TASK DIRECTIONS: Leave out the pictures, and write out exactly the lines from the beginning of the material to the line holding "1.2, 1.0, 0.0];", that line included, and nothing else.

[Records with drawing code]

::::::::::

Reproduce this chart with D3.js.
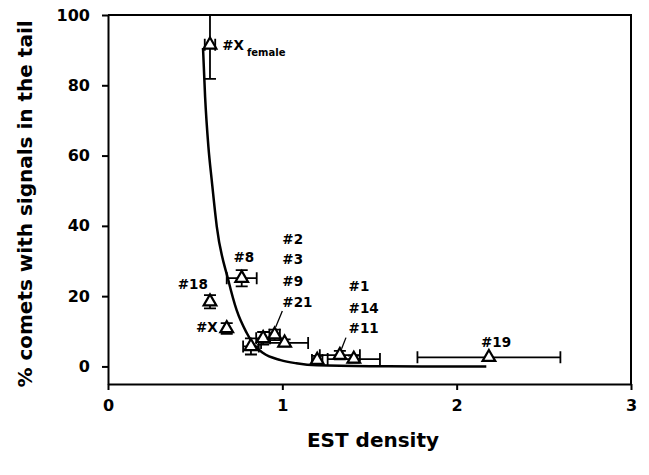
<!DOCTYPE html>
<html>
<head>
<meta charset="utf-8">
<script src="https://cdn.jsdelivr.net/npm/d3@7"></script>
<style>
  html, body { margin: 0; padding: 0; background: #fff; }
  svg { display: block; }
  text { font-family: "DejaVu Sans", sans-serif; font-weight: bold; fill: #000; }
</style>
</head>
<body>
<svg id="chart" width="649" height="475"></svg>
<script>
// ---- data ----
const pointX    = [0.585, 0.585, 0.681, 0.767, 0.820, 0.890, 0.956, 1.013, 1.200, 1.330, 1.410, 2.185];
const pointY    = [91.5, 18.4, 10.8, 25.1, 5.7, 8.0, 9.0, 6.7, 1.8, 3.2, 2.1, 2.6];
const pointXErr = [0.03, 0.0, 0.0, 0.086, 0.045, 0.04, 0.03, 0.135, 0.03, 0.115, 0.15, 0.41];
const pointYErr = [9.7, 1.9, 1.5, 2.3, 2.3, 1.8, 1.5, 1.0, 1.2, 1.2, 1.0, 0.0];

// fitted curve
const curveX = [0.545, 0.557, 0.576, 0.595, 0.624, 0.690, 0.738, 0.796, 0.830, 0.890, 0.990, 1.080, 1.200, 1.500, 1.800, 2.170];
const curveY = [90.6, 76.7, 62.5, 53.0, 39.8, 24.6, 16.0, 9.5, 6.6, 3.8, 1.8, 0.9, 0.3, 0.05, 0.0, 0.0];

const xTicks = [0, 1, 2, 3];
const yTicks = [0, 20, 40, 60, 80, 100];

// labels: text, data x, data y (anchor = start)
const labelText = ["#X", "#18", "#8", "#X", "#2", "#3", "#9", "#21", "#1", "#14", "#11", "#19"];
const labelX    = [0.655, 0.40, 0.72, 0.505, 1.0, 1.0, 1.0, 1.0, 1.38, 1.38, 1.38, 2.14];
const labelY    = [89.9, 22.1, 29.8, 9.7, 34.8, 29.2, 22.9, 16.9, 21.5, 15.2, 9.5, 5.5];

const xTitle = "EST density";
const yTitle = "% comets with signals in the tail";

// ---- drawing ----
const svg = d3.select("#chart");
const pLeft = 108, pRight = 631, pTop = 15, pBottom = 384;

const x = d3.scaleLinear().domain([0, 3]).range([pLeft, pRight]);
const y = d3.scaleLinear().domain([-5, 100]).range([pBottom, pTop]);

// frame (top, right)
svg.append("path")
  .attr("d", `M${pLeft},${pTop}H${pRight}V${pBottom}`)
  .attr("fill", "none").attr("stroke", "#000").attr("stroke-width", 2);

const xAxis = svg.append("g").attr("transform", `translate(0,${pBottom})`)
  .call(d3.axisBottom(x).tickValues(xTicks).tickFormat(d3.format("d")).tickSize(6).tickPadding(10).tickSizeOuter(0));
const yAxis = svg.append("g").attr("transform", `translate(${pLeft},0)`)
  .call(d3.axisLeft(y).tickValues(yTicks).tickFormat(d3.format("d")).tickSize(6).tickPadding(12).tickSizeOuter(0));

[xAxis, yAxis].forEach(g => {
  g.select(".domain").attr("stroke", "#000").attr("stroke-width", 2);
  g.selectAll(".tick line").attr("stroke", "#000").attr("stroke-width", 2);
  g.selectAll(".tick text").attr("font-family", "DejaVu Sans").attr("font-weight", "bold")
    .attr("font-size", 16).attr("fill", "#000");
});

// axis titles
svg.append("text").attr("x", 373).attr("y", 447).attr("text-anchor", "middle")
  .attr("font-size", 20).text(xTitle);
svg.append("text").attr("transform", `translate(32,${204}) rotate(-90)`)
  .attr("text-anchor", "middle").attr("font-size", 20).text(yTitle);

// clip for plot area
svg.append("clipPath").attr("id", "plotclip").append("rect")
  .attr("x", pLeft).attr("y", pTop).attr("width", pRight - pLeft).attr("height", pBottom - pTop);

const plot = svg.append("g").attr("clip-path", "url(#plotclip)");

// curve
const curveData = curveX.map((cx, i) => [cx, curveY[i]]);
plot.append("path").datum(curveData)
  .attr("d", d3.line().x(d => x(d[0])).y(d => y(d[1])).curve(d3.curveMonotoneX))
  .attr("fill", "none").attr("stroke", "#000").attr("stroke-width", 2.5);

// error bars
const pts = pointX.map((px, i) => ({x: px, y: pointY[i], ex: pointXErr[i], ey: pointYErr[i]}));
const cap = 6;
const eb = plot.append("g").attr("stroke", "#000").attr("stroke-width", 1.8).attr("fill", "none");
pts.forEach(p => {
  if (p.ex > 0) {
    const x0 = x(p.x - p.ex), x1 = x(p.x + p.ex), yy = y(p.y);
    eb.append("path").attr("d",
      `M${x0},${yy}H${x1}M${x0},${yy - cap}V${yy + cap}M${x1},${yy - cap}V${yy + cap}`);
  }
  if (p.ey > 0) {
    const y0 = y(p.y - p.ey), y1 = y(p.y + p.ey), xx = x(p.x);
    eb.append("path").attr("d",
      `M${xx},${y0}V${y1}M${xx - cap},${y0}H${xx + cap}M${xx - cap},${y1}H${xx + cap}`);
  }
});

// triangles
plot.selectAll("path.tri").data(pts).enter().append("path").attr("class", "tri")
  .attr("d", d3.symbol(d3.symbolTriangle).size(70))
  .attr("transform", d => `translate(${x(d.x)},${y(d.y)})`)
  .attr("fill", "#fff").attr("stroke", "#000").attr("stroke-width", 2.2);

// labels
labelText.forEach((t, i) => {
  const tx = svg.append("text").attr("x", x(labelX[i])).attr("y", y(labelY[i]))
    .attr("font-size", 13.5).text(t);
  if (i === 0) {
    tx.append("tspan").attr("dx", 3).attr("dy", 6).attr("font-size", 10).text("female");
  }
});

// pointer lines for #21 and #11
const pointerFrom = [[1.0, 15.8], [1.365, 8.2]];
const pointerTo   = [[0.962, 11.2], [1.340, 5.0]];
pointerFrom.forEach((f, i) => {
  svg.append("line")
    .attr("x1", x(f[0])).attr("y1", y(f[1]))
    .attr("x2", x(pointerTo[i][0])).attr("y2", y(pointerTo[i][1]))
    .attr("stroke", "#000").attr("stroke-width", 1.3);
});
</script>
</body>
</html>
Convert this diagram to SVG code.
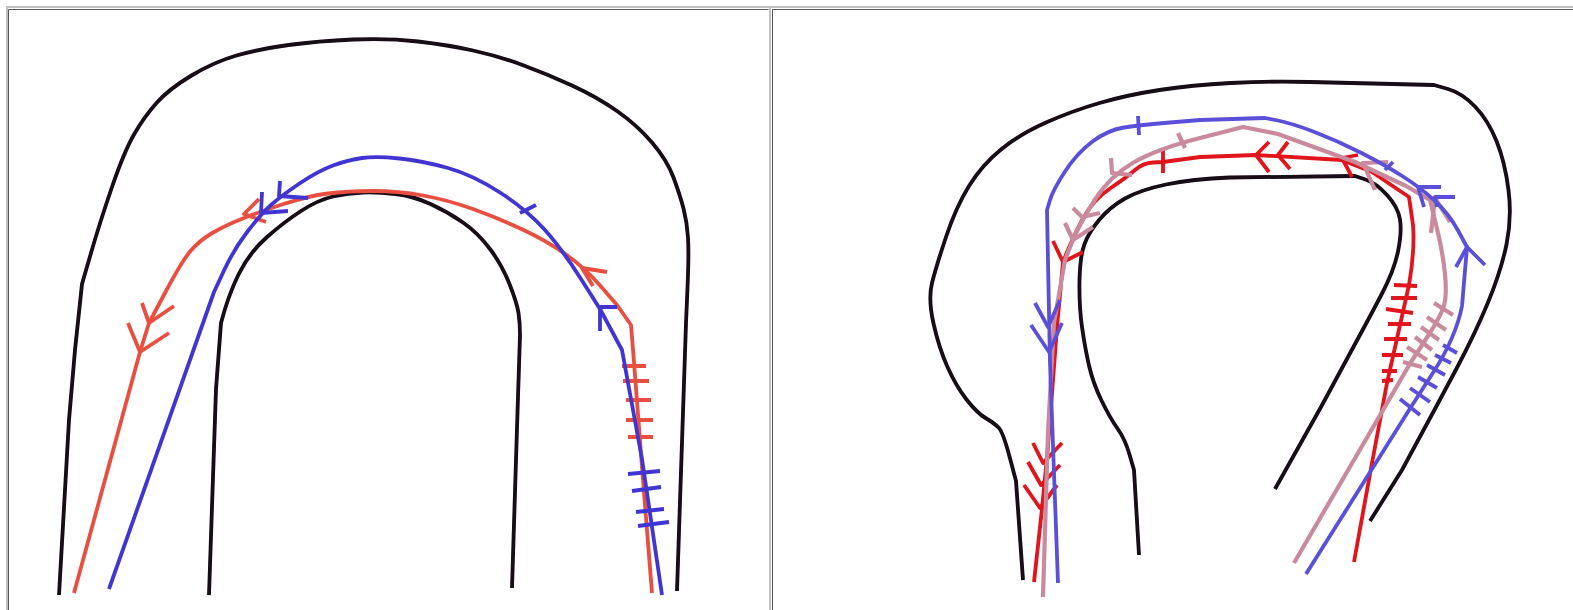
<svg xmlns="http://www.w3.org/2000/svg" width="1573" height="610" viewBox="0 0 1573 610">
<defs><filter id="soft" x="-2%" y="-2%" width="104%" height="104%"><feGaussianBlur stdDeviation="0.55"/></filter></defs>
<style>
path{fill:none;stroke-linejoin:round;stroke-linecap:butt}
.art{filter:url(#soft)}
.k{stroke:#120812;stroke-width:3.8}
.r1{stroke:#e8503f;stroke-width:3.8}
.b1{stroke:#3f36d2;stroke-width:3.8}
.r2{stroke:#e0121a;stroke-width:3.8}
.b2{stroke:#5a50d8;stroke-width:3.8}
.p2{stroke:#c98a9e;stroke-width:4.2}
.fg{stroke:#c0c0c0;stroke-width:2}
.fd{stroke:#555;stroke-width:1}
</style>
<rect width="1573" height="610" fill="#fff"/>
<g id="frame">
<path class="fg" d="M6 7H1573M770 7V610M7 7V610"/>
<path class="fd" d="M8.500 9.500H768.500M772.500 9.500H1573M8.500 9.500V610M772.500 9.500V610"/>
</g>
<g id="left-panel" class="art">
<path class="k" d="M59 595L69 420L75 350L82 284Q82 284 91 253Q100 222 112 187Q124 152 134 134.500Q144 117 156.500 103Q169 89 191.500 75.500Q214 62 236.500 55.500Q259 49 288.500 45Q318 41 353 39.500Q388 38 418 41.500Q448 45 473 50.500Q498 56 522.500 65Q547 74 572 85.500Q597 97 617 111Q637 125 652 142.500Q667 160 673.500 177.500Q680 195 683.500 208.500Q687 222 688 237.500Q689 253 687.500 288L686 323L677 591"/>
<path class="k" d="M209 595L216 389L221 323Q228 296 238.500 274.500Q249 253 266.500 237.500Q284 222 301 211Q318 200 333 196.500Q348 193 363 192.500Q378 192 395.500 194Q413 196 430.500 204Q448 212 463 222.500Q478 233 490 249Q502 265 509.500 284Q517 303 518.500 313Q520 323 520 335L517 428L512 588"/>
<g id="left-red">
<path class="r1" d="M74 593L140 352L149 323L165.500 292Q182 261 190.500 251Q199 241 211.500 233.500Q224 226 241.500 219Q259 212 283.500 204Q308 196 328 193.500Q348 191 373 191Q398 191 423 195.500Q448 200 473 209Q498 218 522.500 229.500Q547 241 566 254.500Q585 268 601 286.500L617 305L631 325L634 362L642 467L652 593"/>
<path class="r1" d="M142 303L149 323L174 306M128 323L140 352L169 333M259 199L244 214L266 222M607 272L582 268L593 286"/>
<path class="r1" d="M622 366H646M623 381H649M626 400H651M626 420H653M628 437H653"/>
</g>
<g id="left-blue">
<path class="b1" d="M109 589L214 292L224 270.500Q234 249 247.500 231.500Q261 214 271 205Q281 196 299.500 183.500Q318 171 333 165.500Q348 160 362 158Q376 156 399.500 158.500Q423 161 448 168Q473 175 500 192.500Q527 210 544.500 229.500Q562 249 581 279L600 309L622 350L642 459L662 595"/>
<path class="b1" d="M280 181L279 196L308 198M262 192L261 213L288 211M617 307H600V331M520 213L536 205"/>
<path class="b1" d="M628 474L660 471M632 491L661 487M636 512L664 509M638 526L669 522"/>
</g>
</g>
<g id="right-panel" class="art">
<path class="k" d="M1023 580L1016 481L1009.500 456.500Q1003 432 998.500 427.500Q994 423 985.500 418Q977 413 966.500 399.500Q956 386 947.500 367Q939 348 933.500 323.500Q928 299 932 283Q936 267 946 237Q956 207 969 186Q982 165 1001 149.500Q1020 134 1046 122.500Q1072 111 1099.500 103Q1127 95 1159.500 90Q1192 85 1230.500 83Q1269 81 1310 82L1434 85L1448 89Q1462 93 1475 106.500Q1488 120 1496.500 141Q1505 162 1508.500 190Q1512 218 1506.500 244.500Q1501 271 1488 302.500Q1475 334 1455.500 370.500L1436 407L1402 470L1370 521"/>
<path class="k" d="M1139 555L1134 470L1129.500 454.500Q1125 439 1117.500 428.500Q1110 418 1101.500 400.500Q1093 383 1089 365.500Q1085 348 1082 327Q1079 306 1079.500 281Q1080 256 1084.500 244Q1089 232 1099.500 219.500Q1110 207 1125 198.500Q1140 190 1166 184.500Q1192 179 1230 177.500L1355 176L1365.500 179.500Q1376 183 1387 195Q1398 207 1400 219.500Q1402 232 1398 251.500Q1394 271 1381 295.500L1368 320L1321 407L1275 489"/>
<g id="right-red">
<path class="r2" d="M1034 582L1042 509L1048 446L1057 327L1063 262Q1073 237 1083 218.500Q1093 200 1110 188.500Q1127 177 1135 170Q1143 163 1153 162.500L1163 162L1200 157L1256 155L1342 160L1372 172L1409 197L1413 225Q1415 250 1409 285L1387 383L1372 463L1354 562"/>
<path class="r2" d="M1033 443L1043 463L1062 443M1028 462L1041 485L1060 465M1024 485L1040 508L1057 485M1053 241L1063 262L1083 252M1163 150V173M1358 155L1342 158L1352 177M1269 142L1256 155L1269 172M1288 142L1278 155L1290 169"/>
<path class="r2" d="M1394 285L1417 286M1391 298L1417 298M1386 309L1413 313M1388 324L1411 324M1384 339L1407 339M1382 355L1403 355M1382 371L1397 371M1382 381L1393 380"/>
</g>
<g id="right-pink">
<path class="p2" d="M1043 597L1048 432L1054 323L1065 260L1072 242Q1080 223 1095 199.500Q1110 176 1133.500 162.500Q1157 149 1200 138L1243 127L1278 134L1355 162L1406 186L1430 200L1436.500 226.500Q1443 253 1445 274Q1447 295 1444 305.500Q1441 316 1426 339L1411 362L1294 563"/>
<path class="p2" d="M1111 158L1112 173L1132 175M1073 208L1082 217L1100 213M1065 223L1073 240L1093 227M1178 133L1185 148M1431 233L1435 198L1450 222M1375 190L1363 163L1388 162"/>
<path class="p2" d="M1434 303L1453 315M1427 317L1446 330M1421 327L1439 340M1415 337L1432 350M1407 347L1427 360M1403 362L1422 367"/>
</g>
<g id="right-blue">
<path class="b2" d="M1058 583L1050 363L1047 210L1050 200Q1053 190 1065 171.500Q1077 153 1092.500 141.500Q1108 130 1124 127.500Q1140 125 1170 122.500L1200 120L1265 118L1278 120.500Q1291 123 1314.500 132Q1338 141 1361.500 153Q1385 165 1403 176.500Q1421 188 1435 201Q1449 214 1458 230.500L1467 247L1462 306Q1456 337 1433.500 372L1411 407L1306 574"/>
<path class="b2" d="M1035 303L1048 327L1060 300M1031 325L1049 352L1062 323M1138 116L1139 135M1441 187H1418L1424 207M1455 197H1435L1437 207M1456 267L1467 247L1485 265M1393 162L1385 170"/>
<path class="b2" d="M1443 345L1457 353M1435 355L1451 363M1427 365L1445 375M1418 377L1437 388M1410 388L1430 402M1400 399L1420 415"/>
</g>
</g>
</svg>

::::::::::

THE COMPLETED TASK:
Reproduce this chart with D3.js.
<!DOCTYPE html>
<html>
<head>
<meta charset="utf-8">
<script src="https://cdn.jsdelivr.net/npm/d3@7"></script>
<style>
  html, body { margin: 0; padding: 0; background: #fff; }
  svg { display: block; }
  text { font-family: "DejaVu Sans", sans-serif; font-weight: bold; fill: #000; }
</style>
</head>
<body>
<svg id="chart" width="649" height="475"></svg>
<script>
// ---- data ----
const pointX    = [0.585, 0.585, 0.681, 0.767, 0.820, 0.890, 0.956, 1.013, 1.200, 1.330, 1.410, 2.185];
const pointY    = [91.5, 18.4, 10.8, 25.1, 5.7, 8.0, 9.0, 6.7, 1.8, 3.2, 2.1, 2.6];
const pointXErr = [0.03, 0.0, 0.0, 0.086, 0.045, 0.04, 0.03, 0.135, 0.03, 0.115, 0.15, 0.41];
const pointYErr = [9.7, 1.9, 1.5, 2.3, 2.3, 1.8, 1.5, 1.0, 1.2, 1.2, 1.0, 0.0];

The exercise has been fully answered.